Cat Gunn and Matt Savitsky approach queer history through ritual, transformation, and the performing body. Gunn’s ceramic garlic spiral imagines the altar as something that can appear anywhere, drawing from Filipino cooking, vampire folklore, and the aswang, a shapeshifting creature whose transformations become a way to think through transness, passing, safety, and racialization. Incorporating materials gathered from their queer community members here in San Diego—Anya’s rose incense, broken obsidian, and raw clay, alongside Quinn’s cherry pits and stems—the work becomes a collective ritual object, carrying traces of kinship, offering, and care. Garlic, often understood as protection, becomes a material of ritual care and bodily defense: a way to ward off threat, honor inheritance, and imagine survival through secrecy, transformation, and power.

Savitsky’s sculptures and performances emerge through life-casting and bodily fragments, using the cast body as prop, object, relic, and performative extension. His early studio performances with the left arm later developed into the broader Mid City Angels project, where the body becomes both material and mythic structure.

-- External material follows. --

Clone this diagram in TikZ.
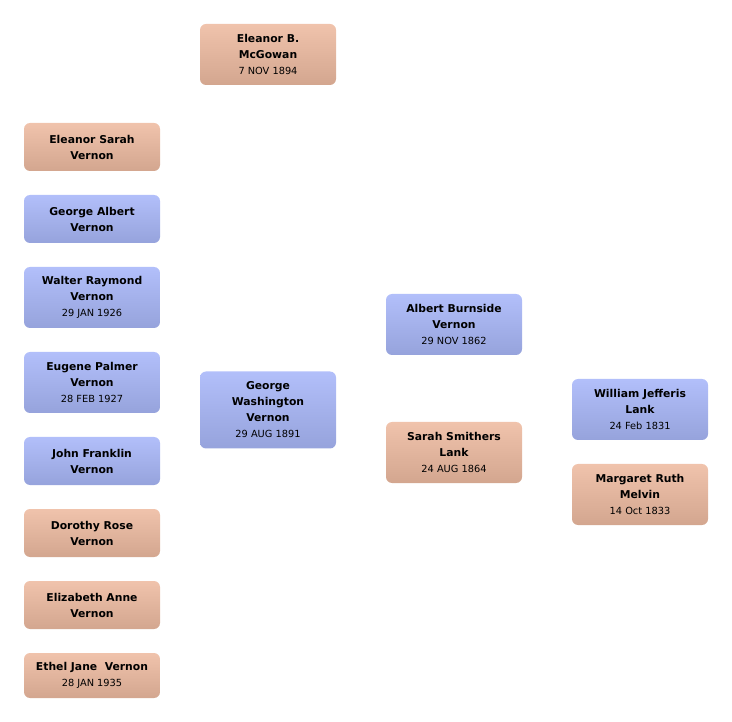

Blending sculpture and performance-based processes, Savitsky defines the absent figure by creating form out of absence, probing questions of gender, the body, intimacy, and performativity. Through casting, repetition, and performance, he stages the body as unstable and theatrical: a site of projection, transformation, vulnerability, and excess. In both Gunn and Savitsky’s practices, the body is never fixed; it is cast, transformed, protected, haunted, and performed.

There is a current movement of queer artists looking backward and engaging with queer archives, legacies, and fragments within their contemporary studio practices. This deep preoccupation with the queer archive is, in part, due to the lingering and residual effects of the AIDS crisis: an utter catastrophe ignored and perpetuated by the United States government, leading to the loss of an entire generation — a crisis which, forty-five years later, is still not over. The urgency of this archival engagement is now inflamed as the Trump Administration again attempts to erase and remove traces of queer and gender-expansive histories, histories we know have always existed within any account of America. In RUINS, the afterlife of ephemera becomes a tactic of resistance. To perform queer history, to grapple with our collective pasts, is also to insist on queer futurity.